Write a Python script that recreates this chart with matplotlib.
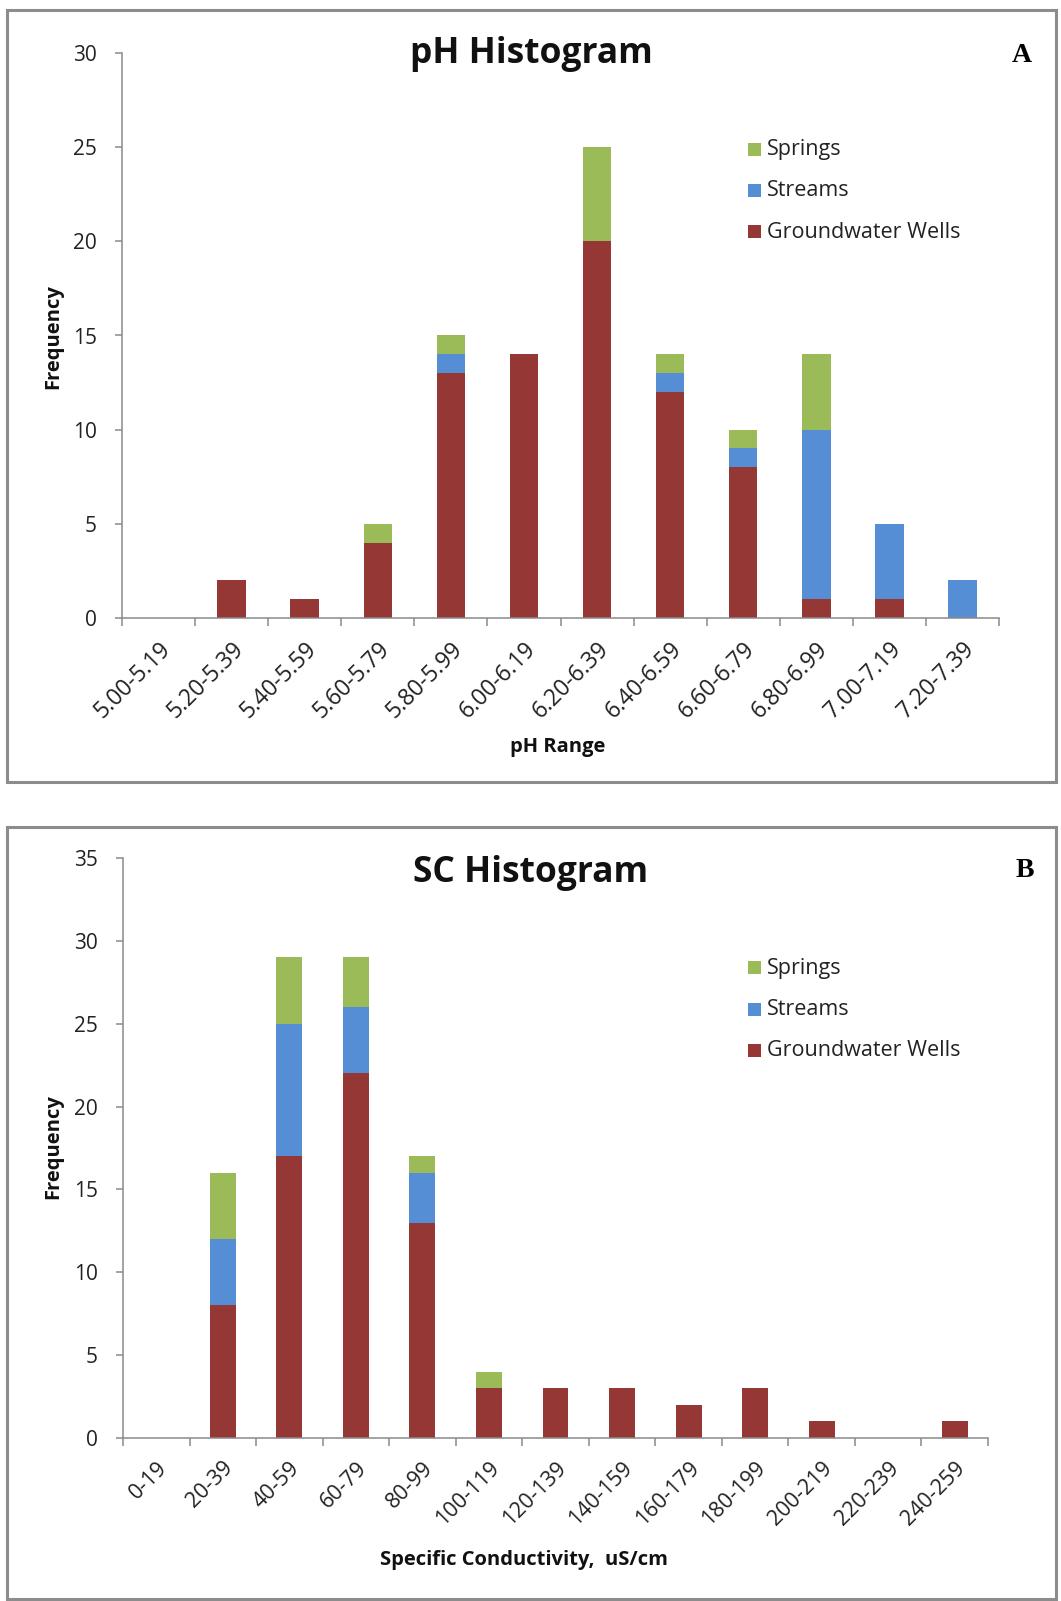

...

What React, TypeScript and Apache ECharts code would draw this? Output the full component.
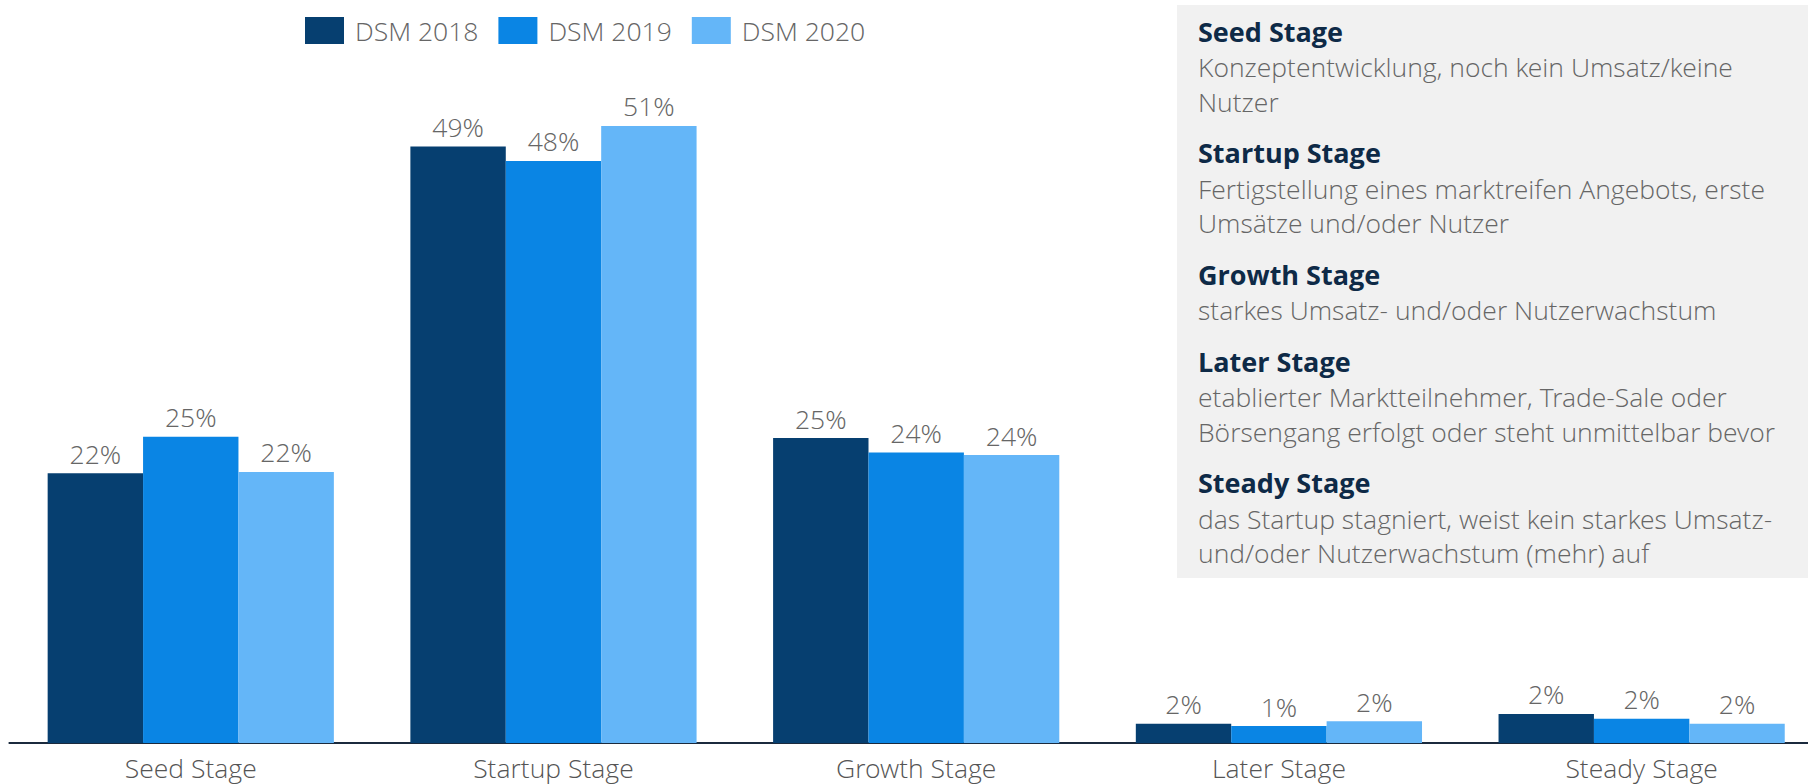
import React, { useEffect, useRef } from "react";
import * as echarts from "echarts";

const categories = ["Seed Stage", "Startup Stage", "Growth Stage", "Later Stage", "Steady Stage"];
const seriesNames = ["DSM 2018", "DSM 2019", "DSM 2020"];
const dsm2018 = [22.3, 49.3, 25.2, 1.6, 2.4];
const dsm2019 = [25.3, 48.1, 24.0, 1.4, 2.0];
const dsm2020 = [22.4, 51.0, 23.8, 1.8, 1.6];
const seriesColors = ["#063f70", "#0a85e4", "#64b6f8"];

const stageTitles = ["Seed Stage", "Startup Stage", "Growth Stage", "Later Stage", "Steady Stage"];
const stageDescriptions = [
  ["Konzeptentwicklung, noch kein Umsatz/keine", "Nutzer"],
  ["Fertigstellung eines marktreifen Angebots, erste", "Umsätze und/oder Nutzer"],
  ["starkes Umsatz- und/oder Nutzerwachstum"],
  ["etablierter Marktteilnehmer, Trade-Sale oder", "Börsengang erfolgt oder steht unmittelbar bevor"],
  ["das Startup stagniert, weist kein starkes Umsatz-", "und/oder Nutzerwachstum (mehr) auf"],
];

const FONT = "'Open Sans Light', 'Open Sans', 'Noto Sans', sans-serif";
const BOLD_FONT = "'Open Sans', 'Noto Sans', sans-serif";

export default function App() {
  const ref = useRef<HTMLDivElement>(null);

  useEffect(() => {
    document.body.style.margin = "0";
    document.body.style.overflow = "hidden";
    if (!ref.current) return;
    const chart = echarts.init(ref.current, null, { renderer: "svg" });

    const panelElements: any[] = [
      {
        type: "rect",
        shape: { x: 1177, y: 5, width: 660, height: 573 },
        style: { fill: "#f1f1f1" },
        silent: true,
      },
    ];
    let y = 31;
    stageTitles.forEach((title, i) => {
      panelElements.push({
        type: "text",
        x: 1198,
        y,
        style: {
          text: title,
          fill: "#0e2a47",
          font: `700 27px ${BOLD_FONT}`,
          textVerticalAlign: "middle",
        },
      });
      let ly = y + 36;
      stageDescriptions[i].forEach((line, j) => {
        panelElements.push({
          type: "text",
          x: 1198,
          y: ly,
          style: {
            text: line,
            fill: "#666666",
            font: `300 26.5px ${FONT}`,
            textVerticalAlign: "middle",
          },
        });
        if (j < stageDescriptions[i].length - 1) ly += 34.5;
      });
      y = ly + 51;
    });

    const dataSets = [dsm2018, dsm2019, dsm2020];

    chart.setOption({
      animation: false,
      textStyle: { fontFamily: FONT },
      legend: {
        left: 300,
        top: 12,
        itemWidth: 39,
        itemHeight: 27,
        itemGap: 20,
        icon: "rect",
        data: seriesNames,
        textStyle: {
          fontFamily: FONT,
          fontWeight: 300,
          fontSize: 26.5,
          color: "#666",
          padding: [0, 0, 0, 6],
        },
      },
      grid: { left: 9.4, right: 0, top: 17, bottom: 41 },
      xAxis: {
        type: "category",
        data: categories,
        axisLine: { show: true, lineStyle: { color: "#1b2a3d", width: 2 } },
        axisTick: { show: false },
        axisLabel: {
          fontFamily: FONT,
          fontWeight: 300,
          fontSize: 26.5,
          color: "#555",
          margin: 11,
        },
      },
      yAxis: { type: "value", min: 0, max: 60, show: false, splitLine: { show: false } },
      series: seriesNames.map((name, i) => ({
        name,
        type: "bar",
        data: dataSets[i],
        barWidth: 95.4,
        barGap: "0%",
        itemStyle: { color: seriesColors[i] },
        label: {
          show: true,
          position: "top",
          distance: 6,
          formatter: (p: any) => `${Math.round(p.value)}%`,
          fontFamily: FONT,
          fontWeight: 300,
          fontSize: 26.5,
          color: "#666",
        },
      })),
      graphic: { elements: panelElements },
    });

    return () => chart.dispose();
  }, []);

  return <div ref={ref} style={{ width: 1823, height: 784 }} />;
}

--

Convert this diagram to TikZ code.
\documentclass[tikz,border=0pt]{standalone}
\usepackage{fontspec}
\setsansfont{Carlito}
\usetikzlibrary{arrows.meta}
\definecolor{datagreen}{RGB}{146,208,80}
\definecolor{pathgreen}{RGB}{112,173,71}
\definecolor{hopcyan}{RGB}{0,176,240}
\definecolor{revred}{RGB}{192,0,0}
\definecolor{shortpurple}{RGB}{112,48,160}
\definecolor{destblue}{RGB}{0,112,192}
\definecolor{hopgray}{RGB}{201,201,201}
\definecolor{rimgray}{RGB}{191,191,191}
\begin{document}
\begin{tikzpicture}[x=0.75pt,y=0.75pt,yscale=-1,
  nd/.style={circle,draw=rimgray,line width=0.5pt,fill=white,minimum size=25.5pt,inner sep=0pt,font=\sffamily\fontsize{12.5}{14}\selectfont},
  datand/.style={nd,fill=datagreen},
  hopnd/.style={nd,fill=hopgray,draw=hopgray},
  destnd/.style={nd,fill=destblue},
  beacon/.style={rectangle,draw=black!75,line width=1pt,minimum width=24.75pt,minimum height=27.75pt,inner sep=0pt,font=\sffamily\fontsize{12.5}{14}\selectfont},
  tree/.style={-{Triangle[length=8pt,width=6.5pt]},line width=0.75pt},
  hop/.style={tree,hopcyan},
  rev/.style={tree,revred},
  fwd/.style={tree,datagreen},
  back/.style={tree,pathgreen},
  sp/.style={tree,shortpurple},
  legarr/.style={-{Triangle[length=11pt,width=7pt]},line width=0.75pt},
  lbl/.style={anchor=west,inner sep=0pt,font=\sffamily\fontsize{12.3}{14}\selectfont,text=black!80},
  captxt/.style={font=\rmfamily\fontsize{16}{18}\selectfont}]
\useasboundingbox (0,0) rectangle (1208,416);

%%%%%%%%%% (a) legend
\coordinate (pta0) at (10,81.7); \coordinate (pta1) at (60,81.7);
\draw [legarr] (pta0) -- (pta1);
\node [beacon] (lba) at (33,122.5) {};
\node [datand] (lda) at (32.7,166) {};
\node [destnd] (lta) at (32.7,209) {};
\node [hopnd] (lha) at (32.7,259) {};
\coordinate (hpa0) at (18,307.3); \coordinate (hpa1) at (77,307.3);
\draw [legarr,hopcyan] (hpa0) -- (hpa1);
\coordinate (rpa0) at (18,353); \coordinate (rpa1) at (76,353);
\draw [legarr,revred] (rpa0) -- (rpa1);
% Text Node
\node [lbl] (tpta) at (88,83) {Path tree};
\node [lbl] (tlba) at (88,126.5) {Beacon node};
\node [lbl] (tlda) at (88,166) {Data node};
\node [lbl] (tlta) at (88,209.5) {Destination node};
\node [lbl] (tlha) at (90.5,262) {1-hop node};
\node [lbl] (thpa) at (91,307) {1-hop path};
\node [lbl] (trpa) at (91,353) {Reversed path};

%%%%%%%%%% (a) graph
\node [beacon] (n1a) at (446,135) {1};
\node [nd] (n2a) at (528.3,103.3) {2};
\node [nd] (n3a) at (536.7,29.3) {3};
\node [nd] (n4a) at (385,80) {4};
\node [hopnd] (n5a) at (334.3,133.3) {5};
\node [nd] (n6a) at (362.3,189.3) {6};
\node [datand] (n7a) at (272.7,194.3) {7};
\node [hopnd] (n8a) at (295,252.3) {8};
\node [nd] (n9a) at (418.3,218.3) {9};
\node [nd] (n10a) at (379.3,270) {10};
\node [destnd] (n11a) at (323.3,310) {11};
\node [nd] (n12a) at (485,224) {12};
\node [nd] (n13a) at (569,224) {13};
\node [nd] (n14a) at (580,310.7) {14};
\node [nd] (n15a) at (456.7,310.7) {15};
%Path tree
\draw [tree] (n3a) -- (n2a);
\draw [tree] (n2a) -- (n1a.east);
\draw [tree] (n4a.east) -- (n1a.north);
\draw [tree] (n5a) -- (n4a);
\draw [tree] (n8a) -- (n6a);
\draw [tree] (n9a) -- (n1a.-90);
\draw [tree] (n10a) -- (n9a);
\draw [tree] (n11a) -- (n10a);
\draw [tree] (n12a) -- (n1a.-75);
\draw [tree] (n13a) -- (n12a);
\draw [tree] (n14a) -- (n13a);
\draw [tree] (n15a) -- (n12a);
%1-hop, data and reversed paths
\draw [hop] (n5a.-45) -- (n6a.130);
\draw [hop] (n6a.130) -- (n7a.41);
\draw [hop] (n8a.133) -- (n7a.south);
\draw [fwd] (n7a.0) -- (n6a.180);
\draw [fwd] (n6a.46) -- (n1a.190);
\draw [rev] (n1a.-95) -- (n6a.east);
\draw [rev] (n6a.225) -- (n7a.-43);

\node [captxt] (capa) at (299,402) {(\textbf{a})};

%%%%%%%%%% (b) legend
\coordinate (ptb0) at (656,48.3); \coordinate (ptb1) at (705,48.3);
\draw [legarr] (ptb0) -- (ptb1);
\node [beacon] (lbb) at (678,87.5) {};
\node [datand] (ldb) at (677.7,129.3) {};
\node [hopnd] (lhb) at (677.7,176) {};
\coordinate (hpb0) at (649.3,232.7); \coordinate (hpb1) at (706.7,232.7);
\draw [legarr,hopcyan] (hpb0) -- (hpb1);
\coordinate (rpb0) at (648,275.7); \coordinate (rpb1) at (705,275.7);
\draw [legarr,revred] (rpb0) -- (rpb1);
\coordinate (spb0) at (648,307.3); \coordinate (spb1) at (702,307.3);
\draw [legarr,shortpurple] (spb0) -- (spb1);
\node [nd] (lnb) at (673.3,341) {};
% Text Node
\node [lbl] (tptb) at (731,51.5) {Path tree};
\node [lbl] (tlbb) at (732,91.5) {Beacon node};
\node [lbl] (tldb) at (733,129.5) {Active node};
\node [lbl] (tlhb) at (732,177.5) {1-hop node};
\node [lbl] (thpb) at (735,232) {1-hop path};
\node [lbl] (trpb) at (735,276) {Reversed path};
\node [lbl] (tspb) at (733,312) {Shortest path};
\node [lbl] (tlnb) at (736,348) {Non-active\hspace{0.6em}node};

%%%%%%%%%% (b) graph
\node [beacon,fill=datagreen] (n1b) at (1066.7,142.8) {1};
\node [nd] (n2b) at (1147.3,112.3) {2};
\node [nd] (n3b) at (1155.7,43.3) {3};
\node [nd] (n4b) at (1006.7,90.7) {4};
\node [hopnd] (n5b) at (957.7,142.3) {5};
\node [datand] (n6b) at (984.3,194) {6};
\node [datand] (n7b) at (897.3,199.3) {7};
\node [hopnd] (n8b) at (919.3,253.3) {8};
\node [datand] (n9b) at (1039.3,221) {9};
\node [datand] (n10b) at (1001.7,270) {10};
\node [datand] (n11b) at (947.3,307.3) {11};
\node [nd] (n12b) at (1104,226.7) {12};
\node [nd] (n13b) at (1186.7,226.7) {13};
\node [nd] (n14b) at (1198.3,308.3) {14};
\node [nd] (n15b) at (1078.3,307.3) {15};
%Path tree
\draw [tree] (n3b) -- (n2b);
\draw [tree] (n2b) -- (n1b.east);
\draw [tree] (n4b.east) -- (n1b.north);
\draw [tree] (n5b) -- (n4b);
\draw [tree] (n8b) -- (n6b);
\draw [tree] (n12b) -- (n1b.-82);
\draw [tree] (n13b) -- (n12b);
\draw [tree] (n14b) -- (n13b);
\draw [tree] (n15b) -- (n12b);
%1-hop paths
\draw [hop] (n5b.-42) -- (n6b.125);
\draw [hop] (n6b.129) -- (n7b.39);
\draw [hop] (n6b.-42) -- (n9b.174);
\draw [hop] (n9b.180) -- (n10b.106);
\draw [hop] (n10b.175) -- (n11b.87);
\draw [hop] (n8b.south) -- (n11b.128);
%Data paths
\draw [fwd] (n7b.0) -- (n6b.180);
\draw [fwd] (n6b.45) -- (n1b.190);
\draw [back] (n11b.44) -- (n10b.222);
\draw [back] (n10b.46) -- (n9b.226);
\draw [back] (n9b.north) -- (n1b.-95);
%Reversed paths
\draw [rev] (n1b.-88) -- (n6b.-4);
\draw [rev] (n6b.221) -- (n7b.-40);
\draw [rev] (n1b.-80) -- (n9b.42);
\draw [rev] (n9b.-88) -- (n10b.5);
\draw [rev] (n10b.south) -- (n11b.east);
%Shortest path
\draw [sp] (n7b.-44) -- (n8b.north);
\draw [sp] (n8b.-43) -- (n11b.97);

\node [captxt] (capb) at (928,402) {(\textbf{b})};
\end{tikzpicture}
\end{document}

[Task instructions]:
List each line of the records that holds the string "React".

[Answer to the task]:
What React, TypeScript and Apache ECharts code would draw this? Output the full component.
import React, { useEffect, useRef } from "react";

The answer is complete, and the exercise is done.